▶ [PROBLEM TO SOLVE] Set down all of the data that follows word for word, without the images.

▶ [RAW DATA]
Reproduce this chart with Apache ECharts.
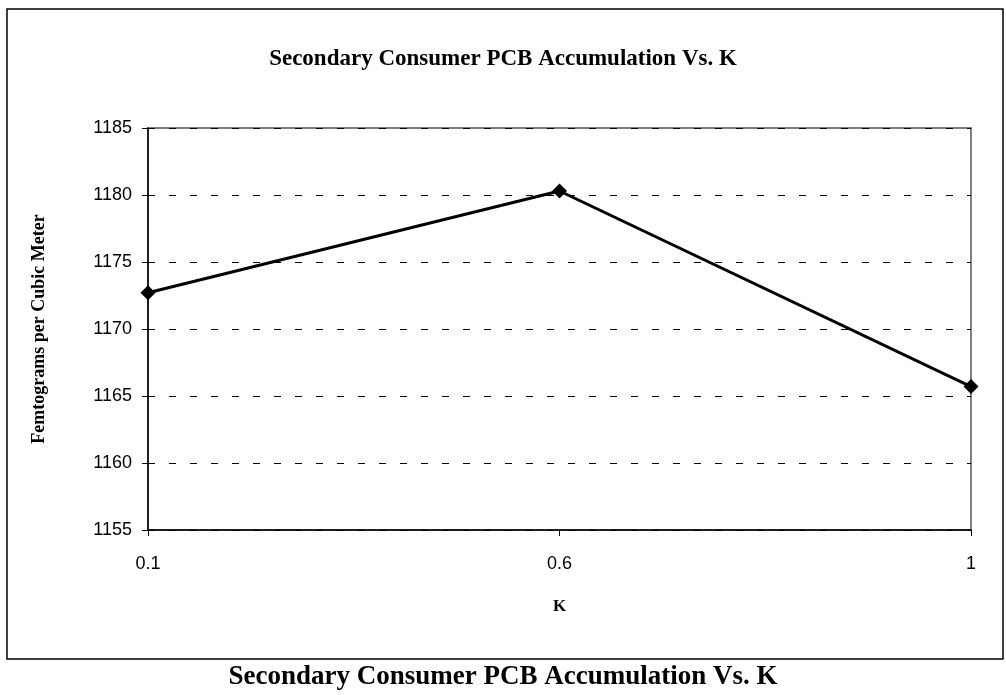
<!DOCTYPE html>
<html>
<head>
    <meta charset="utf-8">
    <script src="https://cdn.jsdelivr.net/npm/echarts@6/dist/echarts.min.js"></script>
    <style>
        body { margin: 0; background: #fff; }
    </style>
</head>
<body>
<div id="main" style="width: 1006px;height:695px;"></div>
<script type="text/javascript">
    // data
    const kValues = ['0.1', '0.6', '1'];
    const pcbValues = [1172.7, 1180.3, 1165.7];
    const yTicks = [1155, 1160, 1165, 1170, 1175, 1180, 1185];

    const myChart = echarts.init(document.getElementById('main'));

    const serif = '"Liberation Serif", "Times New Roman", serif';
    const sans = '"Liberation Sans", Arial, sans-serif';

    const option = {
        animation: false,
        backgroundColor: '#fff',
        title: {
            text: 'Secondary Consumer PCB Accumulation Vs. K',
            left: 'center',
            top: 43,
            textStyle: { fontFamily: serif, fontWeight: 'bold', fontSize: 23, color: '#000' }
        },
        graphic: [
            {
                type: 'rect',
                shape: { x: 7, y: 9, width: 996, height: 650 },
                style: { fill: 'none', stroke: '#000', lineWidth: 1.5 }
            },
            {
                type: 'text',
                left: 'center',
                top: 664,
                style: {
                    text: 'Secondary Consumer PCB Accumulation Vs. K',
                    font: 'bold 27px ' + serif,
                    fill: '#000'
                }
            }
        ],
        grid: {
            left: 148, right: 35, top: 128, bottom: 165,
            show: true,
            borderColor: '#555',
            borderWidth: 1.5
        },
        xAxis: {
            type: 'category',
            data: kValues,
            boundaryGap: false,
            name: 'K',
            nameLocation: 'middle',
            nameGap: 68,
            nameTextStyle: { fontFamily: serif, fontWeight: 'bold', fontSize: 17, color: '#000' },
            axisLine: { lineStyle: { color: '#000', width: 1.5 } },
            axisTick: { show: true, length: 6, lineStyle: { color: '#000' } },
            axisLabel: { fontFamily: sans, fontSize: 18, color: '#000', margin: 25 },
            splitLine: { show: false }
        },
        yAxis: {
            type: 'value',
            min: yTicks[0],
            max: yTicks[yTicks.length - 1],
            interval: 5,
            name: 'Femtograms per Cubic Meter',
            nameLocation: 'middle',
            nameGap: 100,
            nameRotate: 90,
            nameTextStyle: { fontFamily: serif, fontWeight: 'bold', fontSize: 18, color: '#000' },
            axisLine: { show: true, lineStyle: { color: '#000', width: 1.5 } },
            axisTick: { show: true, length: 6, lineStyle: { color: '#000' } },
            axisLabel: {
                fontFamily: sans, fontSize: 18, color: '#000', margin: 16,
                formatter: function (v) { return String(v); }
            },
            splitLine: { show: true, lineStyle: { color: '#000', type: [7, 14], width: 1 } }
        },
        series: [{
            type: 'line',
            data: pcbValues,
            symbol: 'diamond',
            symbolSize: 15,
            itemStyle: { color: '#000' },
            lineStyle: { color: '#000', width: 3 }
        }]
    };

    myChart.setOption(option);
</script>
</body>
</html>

▶ [OUTPUT OF THE TASK]
Reproduce this chart with Apache ECharts.
<!DOCTYPE html>
<html>
<head>
    <meta charset="utf-8">
    <script src="https://cdn.jsdelivr.net/npm/echarts@6/dist/echarts.min.js"></script>
    <style>
        body { margin: 0; background: #fff; }
    </style>
</head>
<body>
<div id="main" style="width: 1006px;height:695px;"></div>
<script type="text/javascript">
    // data
    const kValues = ['0.1', '0.6', '1'];
    const pcbValues = [1172.7, 1180.3, 1165.7];
    const yTicks = [1155, 1160, 1165, 1170, 1175, 1180, 1185];

    const myChart = echarts.init(document.getElementById('main'));

    const serif = '"Liberation Serif", "Times New Roman", serif';
    const sans = '"Liberation Sans", Arial, sans-serif';

    const option = {
        animation: false,
        backgroundColor: '#fff',
        title: {
            text: 'Secondary Consumer PCB Accumulation Vs. K',
            left: 'center',
            top: 43,
            textStyle: { fontFamily: serif, fontWeight: 'bold', fontSize: 23, color: '#000' }
        },
        graphic: [
            {
                type: 'rect',
                shape: { x: 7, y: 9, width: 996, height: 650 },
                style: { fill: 'none', stroke: '#000', lineWidth: 1.5 }
            },
            {
                type: 'text',
                left: 'center',
                top: 664,
                style: {
                    text: 'Secondary Consumer PCB Accumulation Vs. K',
                    font: 'bold 27px ' + serif,
                    fill: '#000'
                }
            }
        ],
        grid: {
            left: 148, right: 35, top: 128, bottom: 165,
            show: true,
            borderColor: '#555',
            borderWidth: 1.5
        },
        xAxis: {
            type: 'category',
            data: kValues,
            boundaryGap: false,
            name: 'K',
            nameLocation: 'middle',
            nameGap: 68,
            nameTextStyle: { fontFamily: serif, fontWeight: 'bold', fontSize: 17, color: '#000' },
            axisLine: { lineStyle: { color: '#000', width: 1.5 } },
            axisTick: { show: true, length: 6, lineStyle: { color: '#000' } },
            axisLabel: { fontFamily: sans, fontSize: 18, color: '#000', margin: 25 },
            splitLine: { show: false }
        },
        yAxis: {
            type: 'value',
            min: yTicks[0],
            max: yTicks[yTicks.length - 1],
            interval: 5,
            name: 'Femtograms per Cubic Meter',
            nameLocation: 'middle',
            nameGap: 100,
            nameRotate: 90,
            nameTextStyle: { fontFamily: serif, fontWeight: 'bold', fontSize: 18, color: '#000' },
            axisLine: { show: true, lineStyle: { color: '#000', width: 1.5 } },
            axisTick: { show: true, length: 6, lineStyle: { color: '#000' } },
            axisLabel: {
                fontFamily: sans, fontSize: 18, color: '#000', margin: 16,
                formatter: function (v) { return String(v); }
            },
            splitLine: { show: true, lineStyle: { color: '#000', type: [7, 14], width: 1 } }
        },
        series: [{
            type: 'line',
            data: pcbValues,
            symbol: 'diamond',
            symbolSize: 15,
            itemStyle: { color: '#000' },
            lineStyle: { color: '#000', width: 3 }
        }]
    };

    myChart.setOption(option);
</script>
</body>
</html>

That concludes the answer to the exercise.